Groundwork for a future sewer project called the lower terrace sewer project, located along the Aubrey L. White Parkway south of Rifle Club Road, which could cost $11.3 million overall, will be laid in 2008 at a cost of $2.5 million.
The city plans to add 1.6 miles of pressurized sewer line to the area in conjunction with another project that already will be under way, MacInnis says. It also intends to buy property in that area this year for two eventual pump stations, he says.
The lower terrace project will provide sewer service to the Nine Mile area, according to the plan. The overall project includes a new pump station, gravity sewer line, and pressurized pipeline, and is expected to eliminate the need for four lift stations now in the area. MacInnis says completion of the project will be driven by demand in a 900-acre area between Nine Mile Road and the Spokane River, but the city already has been studying it.
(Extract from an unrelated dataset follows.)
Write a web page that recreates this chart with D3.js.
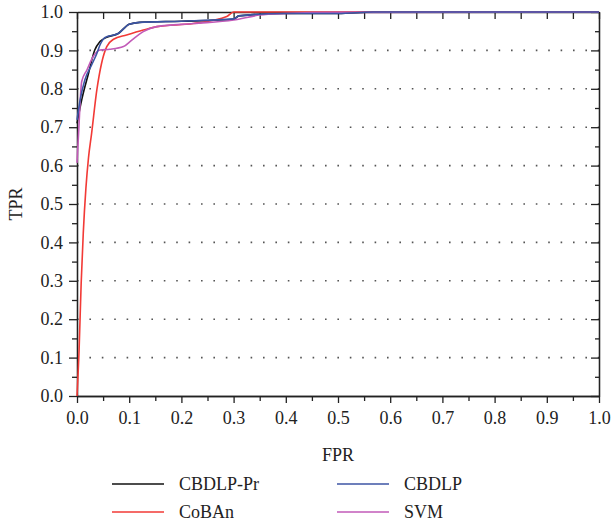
<!DOCTYPE html>
<html>
<head>
<meta charset="utf-8">
<script src="https://cdn.jsdelivr.net/npm/d3@7"></script>
<style>
    body { margin: 0; background: #fff; }
    text { font-family: "Liberation Serif", "DejaVu Serif", serif; fill: #222; }
</style>
</head>
<body>
<div id="roc-chart"></div>
<script>
// ROC curves (FPR, TPR)
var cbdlpPrFpr = [0, 0.009, 0.022, 0.034, 0.044, 0.057, 0.079, 0.1, 0.12, 0.2, 0.3, 0.31, 0.395, 0.5, 0.567, 1.0];
var cbdlpPrTpr = [0.71, 0.771, 0.84, 0.901, 0.923, 0.934, 0.944, 0.968, 0.973, 0.976, 0.981, 0.99, 0.996, 0.996, 1.0, 1.0];

var cbdlpFpr = [0, 0.006, 0.015, 0.028, 0.038, 0.044, 0.054, 0.079, 0.1, 0.12, 0.2, 0.3, 0.31, 0.395, 0.5, 0.567, 1.0];
var cbdlpTpr = [0.719, 0.771, 0.823, 0.862, 0.892, 0.914, 0.934, 0.944, 0.968, 0.973, 0.976, 0.982, 0.99, 0.996, 0.996, 1.0, 1.0];

var cobanFpr = [0, 0.004, 0.008, 0.012, 0.017, 0.022, 0.028, 0.038, 0.047, 0.057, 0.07, 0.095, 0.127, 0.153, 0.223, 0.287, 0.3, 1.0];
var cobanTpr = [0, 0.12, 0.294, 0.424, 0.54, 0.62, 0.684, 0.797, 0.866, 0.91, 0.929, 0.94, 0.953, 0.962, 0.97, 0.988, 1.0, 1.0];

var svmFpr = [0, 0.003, 0.009, 0.019, 0.031, 0.044, 0.063, 0.089, 0.105, 0.127, 0.153, 0.223, 0.3, 0.35, 0.4, 0.5, 1.0];
var svmTpr = [0.607, 0.684, 0.819, 0.849, 0.884, 0.901, 0.903, 0.91, 0.927, 0.949, 0.962, 0.97, 0.979, 0.992, 0.996, 0.999, 1.0];

var seriesNames = ["CBDLP-Pr", "CBDLP", "CoBAn", "SVM"];
var seriesColors = ["#111111", "#3c55a5", "#f23a36", "#c25ab8"];

var tickValues = [0, 0.1, 0.2, 0.3, 0.4, 0.5, 0.6, 0.7, 0.8, 0.9, 1.0];
var minorValues = [0.05, 0.15, 0.25, 0.35, 0.45, 0.55, 0.65, 0.75, 0.85, 0.95];
var gridValues = [0.1, 0.2, 0.3, 0.4, 0.5, 0.6, 0.7, 0.8, 0.9];

// set the dimensions and margins of the graph
var vMargin = { mTop: 12, mRight: 13, mBottom: 129, mLeft: 77 },
    vWidth = 612 - vMargin.mLeft - vMargin.mRight,
    vHeight = 525 - vMargin.mTop - vMargin.mBottom;

var svg = d3.select("#roc-chart")
    .append("svg")
    .attr("width", 612)
    .attr("height", 525);

var plot = svg.append("g")
    .attr("transform", "translate(" + vMargin.mLeft + "," + vMargin.mTop + ")");

var x = d3.scaleLinear().domain([0, 1]).range([0, vWidth]);
var y = d3.scaleLinear().domain([0, 1]).range([vHeight, 0]);

// dotted horizontal grid
plot.append("g")
    .selectAll("line")
    .data(gridValues)
    .enter()
    .append("line")
    .attr("x1", 0)
    .attr("x2", vWidth)
    .attr("y1", function (d) { return y(d); })
    .attr("y2", function (d) { return y(d); })
    .attr("stroke", "#555")
    .attr("stroke-width", 1.6)
    .attr("stroke-dasharray", "1.6,10.8");

// axes
function styleAxis(g) {
    g.selectAll("path, line").attr("stroke", "#222").attr("stroke-width", 1.3);
    g.selectAll("text").style("font-size", "18px").attr("fill", "#222");
}

plot.append("g")
    .attr("transform", "translate(0," + vHeight + ")")
    .call(d3.axisBottom(x).tickValues(tickValues).tickFormat(d3.format(".1f")).tickSize(7).tickSizeOuter(0).tickPadding(8))
    .call(styleAxis);
plot.append("g")
    .attr("transform", "translate(0," + vHeight + ")")
    .call(d3.axisBottom(x).tickValues(minorValues).tickFormat("").tickSize(5).tickSizeOuter(0))
    .call(styleAxis);

plot.append("g")
    .call(d3.axisLeft(y).tickValues(tickValues).tickFormat(d3.format(".1f")).tickSize(8).tickSizeOuter(0).tickPadding(6))
    .call(styleAxis);
plot.append("g")
    .call(d3.axisLeft(y).tickValues(minorValues).tickFormat("").tickSize(5).tickSizeOuter(0))
    .call(styleAxis);

plot.append("g")
    .call(d3.axisTop(x).tickValues(tickValues.concat(minorValues)).tickFormat("").tickSize(-7).tickSizeOuter(0))
    .call(styleAxis);

plot.append("g")
    .attr("transform", "translate(" + vWidth + ",0)")
    .call(d3.axisRight(y).tickValues(tickValues).tickFormat("").tickSize(-8).tickSizeOuter(0))
    .call(styleAxis);
plot.append("g")
    .attr("transform", "translate(" + vWidth + ",0)")
    .call(d3.axisRight(y).tickValues(minorValues).tickFormat("").tickSize(-4).tickSizeOuter(0))
    .call(styleAxis);

// curves (drawn over the frame, as in the figure)
var series = [
    { name: seriesNames[0], fpr: cbdlpPrFpr, tpr: cbdlpPrTpr, color: seriesColors[0] },
    { name: seriesNames[2], fpr: cobanFpr, tpr: cobanTpr, color: seriesColors[2] },
    { name: seriesNames[3], fpr: svmFpr, tpr: svmTpr, color: seriesColors[3] },
    { name: seriesNames[1], fpr: cbdlpFpr, tpr: cbdlpTpr, color: seriesColors[1] }
];

var line = d3.line()
    .x(function (d) { return x(d[0]); })
    .y(function (d) { return y(d[1]); })
    .curve(d3.curveMonotoneX);

series.forEach(function (s) {
    plot.append("path")
        .datum(d3.zip(s.fpr, s.tpr))
        .attr("fill", "none")
        .attr("stroke", s.color)
        .attr("stroke-width", 1.6)
        .attr("d", line);
});

// axis titles
svg.append("text")
    .attr("x", vMargin.mLeft + vWidth / 2)
    .attr("y", 461)
    .attr("text-anchor", "middle")
    .style("font-size", "18px")
    .text("FPR");

svg.append("text")
    .attr("transform", "translate(22," + (vMargin.mTop + vHeight / 2) + ")rotate(-90)")
    .attr("text-anchor", "middle")
    .style("font-size", "18px")
    .text("TPR");

// legend
var legendItems = [
    { name: seriesNames[0], color: seriesColors[0], lx: 112, ly: 484 },
    { name: seriesNames[1], color: seriesColors[1], lx: 337, ly: 484 },
    { name: seriesNames[2], color: seriesColors[2], lx: 112, ly: 512 },
    { name: seriesNames[3], color: seriesColors[3], lx: 337, ly: 512 }
];

var legend = svg.append("g")
    .selectAll("g")
    .data(legendItems)
    .enter()
    .append("g")
    .attr("transform", function (d) { return "translate(" + d.lx + "," + d.ly + ")"; });

legend.append("line")
    .attr("x1", 0)
    .attr("x2", 52)
    .attr("stroke", function (d) { return d.color; })
    .attr("stroke-width", 1.6);

legend.append("text")
    .attr("x", 67)
    .attr("y", 6)
    .style("font-size", "18px")
    .text(function (d) { return d.name; });
</script>
</body>
</html>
In another project to upgrade part of the citys combined sewer and storm-water overflow system, expected to cost about $1.3 million, the city will update 10 sewer-diversion boxes located in overflow drains that carry both sewage and storm-water pipes about a mile downstream from the Monroe Street Dam.
The boxes, called weirs, divert sewage from old pipes that dumped it directly into the river before the city began treating sewage in about 1950. During especially heavy rainstorms, the combined storm water and sewage overflows to the river.
The project, which MacInnis says involves installation of new weirs with electronic sensors to alert the department when there is overflow into the river, is expected to be completed in 2010, according to the plan.
MacInnis says over the next 10 to 15 years, the city also will be changing the overflow system to divert the water to tanks and further reduce overflow from those combined pipes. He says that the city already reduced overflow 90 percent, from 880 million gallons a year in 1980 to 80 million gallons a year by 2000, and that current efforts are aimed at reducing the remaining 10 percent.
Another project scheduled for this year will provide a pipeline to transport treated waste water from the citys sewage treatment facility at Riverside State Park to Fairmount Memorial Park and to Joe Albi Stadium for irrigation. That project is expected to cost $950,000, and in the future storage and additional pumping capacity will be added to deliver the reclaimed water through the pipeline, according to the plan.
MacInnis says that project will serve in part to demonstrate to possible future customers how the water-reclamation system works as the city studies and possibly implements up to $1.75 million worth of water-reclamation projects.
The city will pay $5 million from 2008 through 2013 for its share of a regional effort to study and carry out ways to reduce phosphorus in the river from residences, street runoff, and agriculture, MacInnis says.
The project is a joint effort with other governmental units, such as Liberty Lake, Spokane County, and the Washington state Department of Ecology. The total contribution from the city for that effort is estimated at $7 million, going beyond the six-year plan into 2015, MacInnis says.
The city plans to spend a total of $39.5 million on capital projects at its Riverside Park sewage treatment facility, including several projects that are new to the list. The addition of auxiliary heating for the egg-shaped digester facility that it currently is constructing is expected to cost $1.2 million and to be done this year.
Also, the city plans to replace its four current biosolids storage bins this year with two new hoppers, which it expects to increase storage capacity, at an anticipated cost of $2.5 million.